Summary
Eva Kamerer: Fierce Rival: The Philosophy of Cancer
The collective anxiety and worry caused by the covid epidemic has almost imperceptibly given way to concerns about climate change. Snowstorms and droughts of unprecedented proportions are watched with horror by mankind. Catastrophic predictions centered on images of a ravaged Earth go hand in hand with calls to imagine a future in which our planet will be less hospitable than it is now due to the long-term effects of pollution. Imagining the future in itself is very interesting, although the projections are quite vague and uncertain. What will our world look like in the future? What will it look like in fifty years? We could replace general pessimism with deep optimism and imagine that fifty years from now people will live in a world where many things will be better than today: it could be, for example, a world where cancer is curable.
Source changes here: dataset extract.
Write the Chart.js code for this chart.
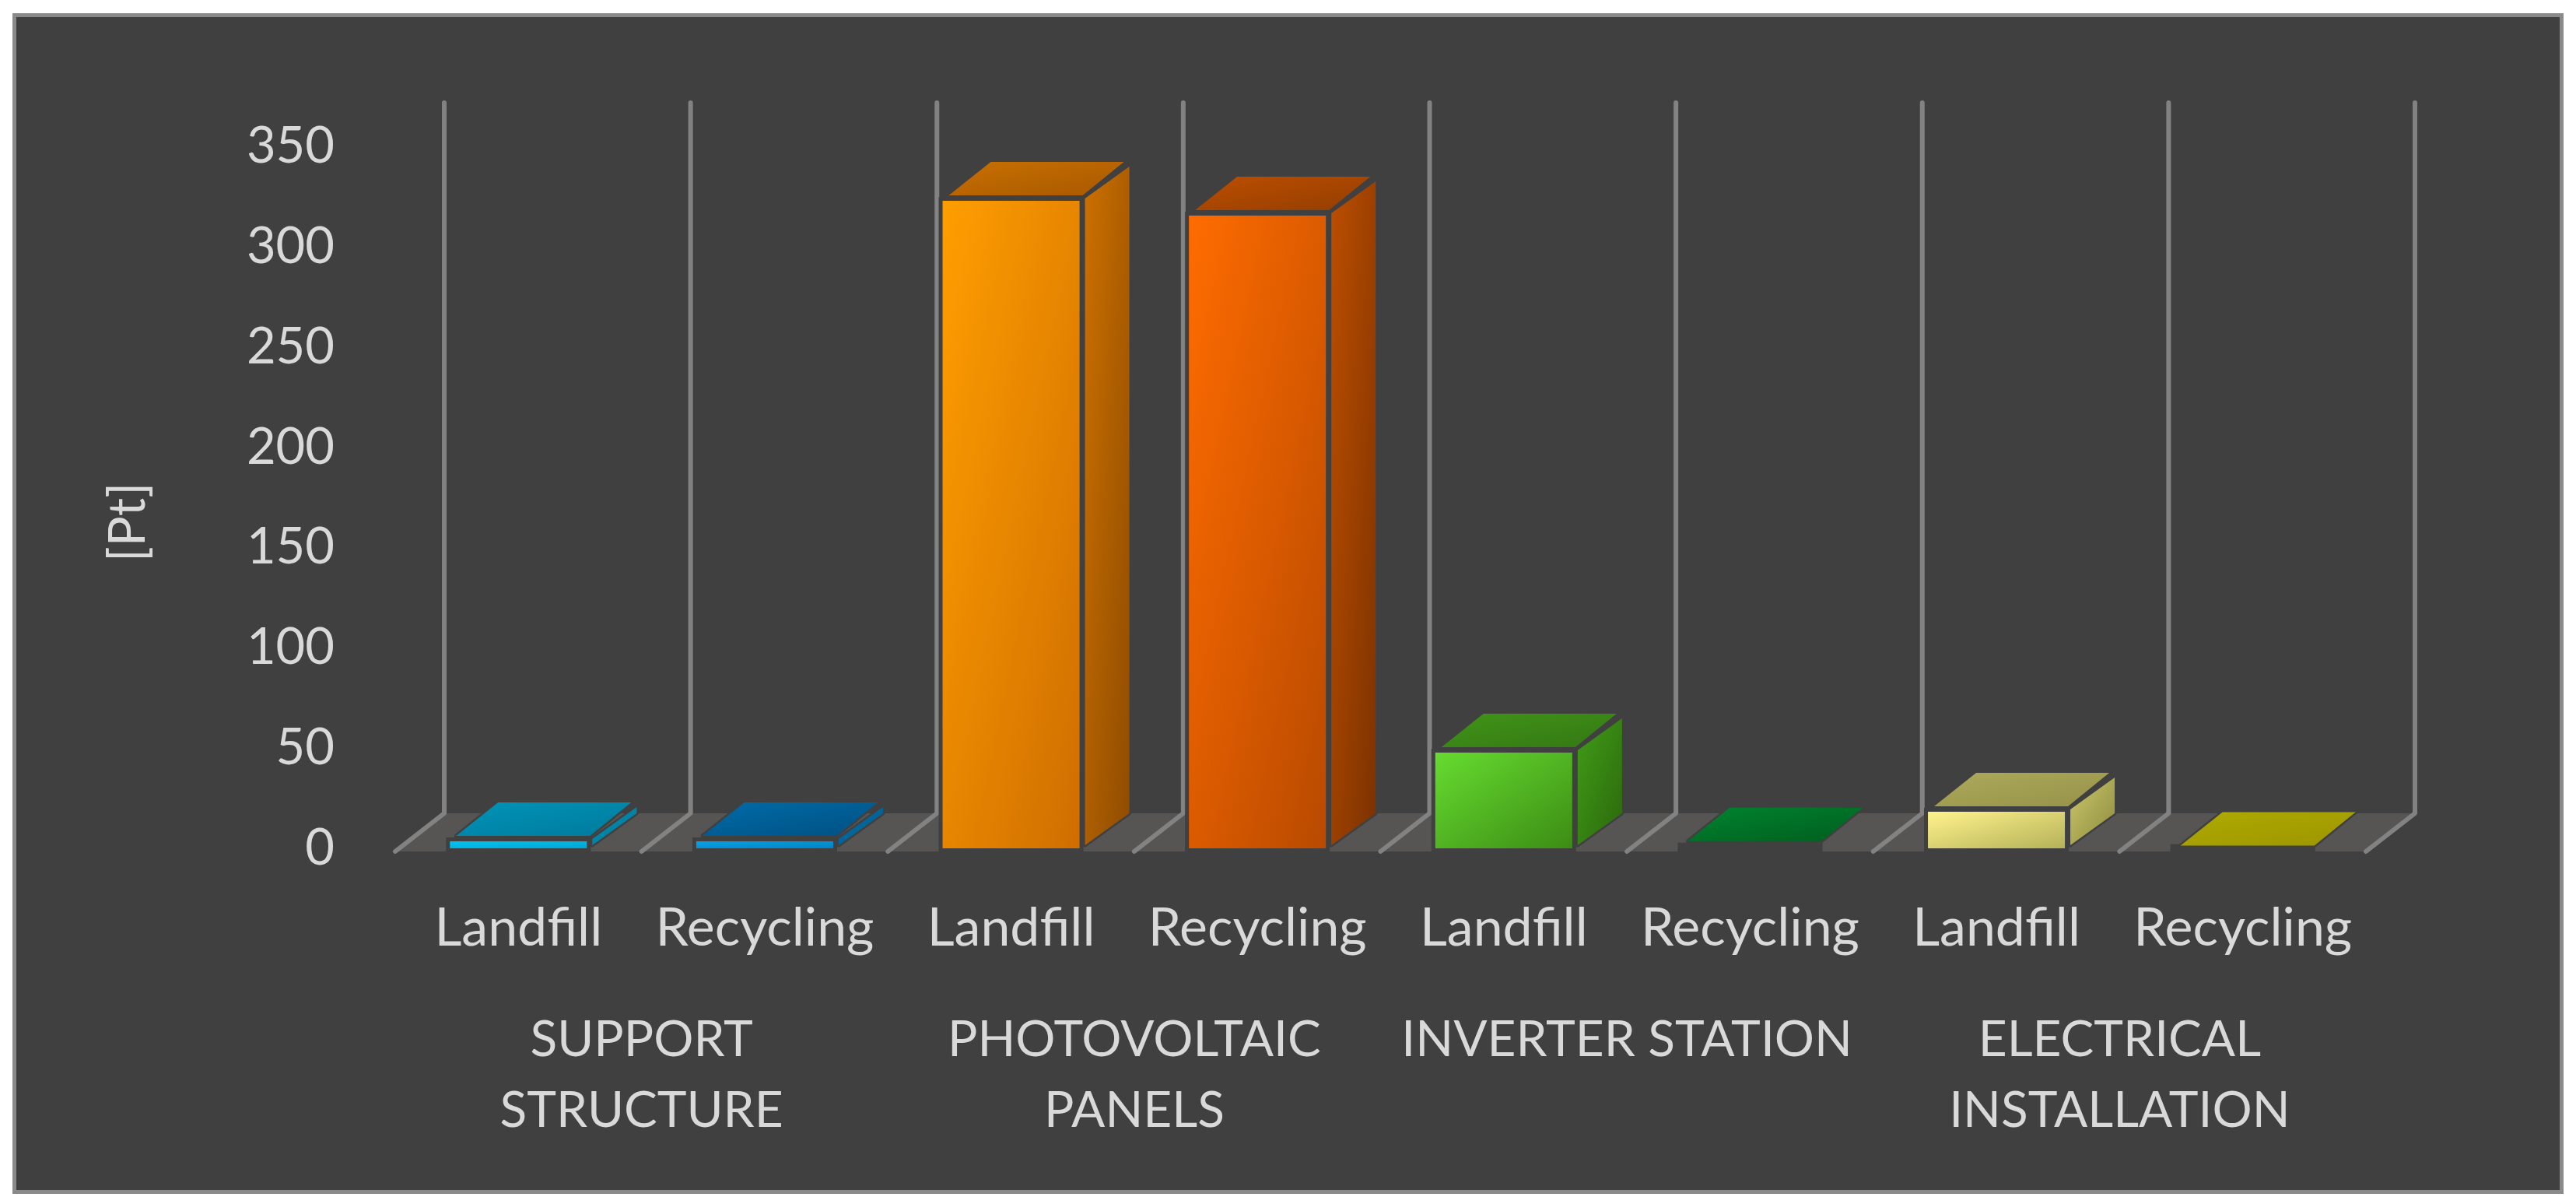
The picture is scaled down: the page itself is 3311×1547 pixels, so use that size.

With such optimism, Richard Nixon signed the American National Cancer Act fifty years ago (1971), which began a systematic and organized search for effective cancer therapy, a search popularly called the "war on cancer". In that document, the fight against cancer is compared to landing a man on the moon. Like most analogies, this one rests on something uncertain: finding a cure for cancer is as big and difficult a task as landing a man on the moon, but just as scientists and engineers have overcome the difficulties of going to the moon, so will the fight against cancer. Unfortunately, landing on a distant celestial body turned out to be a much simpler task than finding an effective therapy against the small cell mass that sometimes grows inside us. Failure creates discomfort, and discomfort often manifests itself in unusual ways. Thus, the new American program to fight cancer, which was launched in 2016, got its name from a former analogy that turned out to be inadequate: the program is called "Cancer Moonshot". Despite the new beginning, scientists' efforts to defeat the disease are only partially successful. It's not that research doesn't produce any therapeutic results, it's just that success is far less than would be expected given the effort and resources involved. And when we are faced with such a dangerous disease as cancer, this difference is crucial.